This was an interesting service charge dispute relating to Swedish Quays, a large development carried out by London Docklands Development Corporation in the 1980s. LDDC set up a scheme under which all lessees were to be members of the Swedish Quays Residents Society Limited (“the Society”), which was obliged to meet all the usual landlord’s obligations to repair and maintain common areas and structures. In the leases the lessees did not covenant to pay service charges, but to pay the subscriptions for which they were liable as members of the Society. The rules of the Society provided for how the subscription was to be fixed each year, but did not state that it was to vary according to the costs of providing services. It was already established by the decision in Morshead Mansions Ltd v Di Marco  EWCA Civ 1371 that if a member is sued for sums due under the Articles of the Company, he could not rely on defences which might be available under the Landlord and Tenant Act 1985. The Court of Appeal did not however decide whether a lessee could seek a determination from the LVT under s18 or 27A of the 1985 Act
In this case the Applicant sought to challenge the reasonableness of certain proposed major works, and the issue was whether the sums payable under the rules of the Society were variable service charges within the definition in s18 of the 1985 Act.
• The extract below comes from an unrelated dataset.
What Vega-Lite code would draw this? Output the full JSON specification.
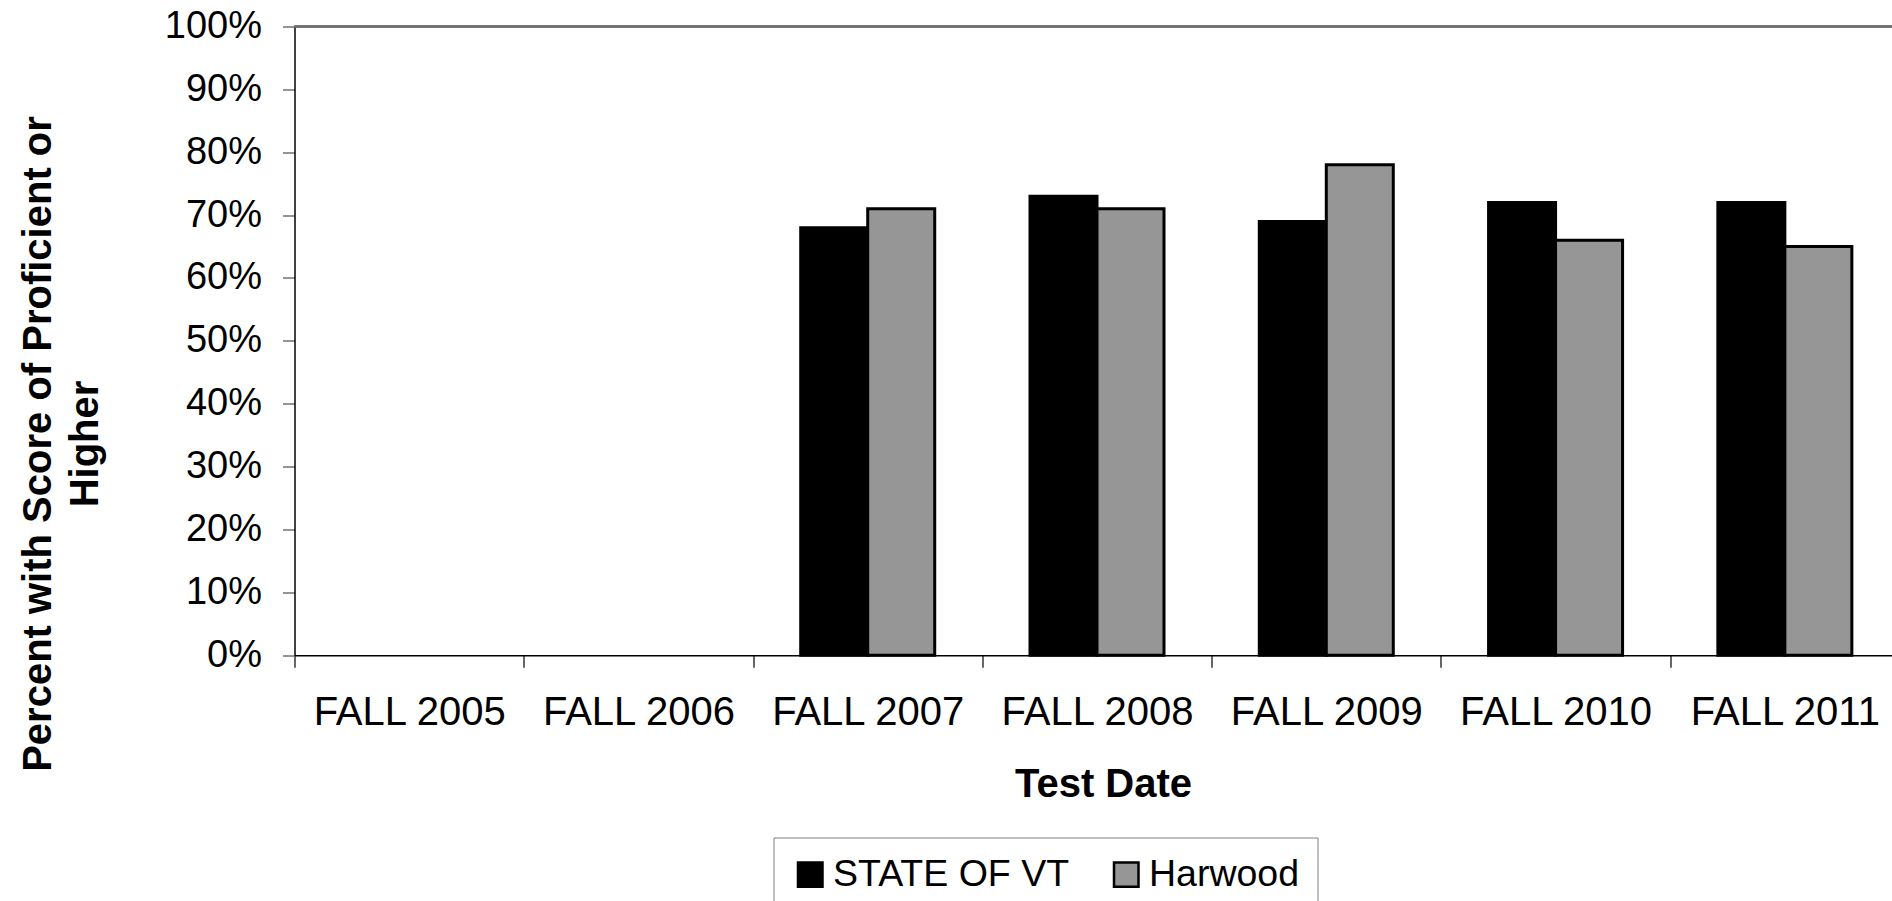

The Tribunal accepted Tom Jefferies’ submissions that the subscriptions payable were variable service charges because the rules of the Society were such that it could only spend money on items which fell within the definition of service charges, so the subscription payable could only vary according to the costs of providing such services. It did not matter that the rules of the Society did not expressly provide that the subscription would vary according to the cost of providing service to lessees. Accordingly the lessee could challenge the reasonableness of the proposed works.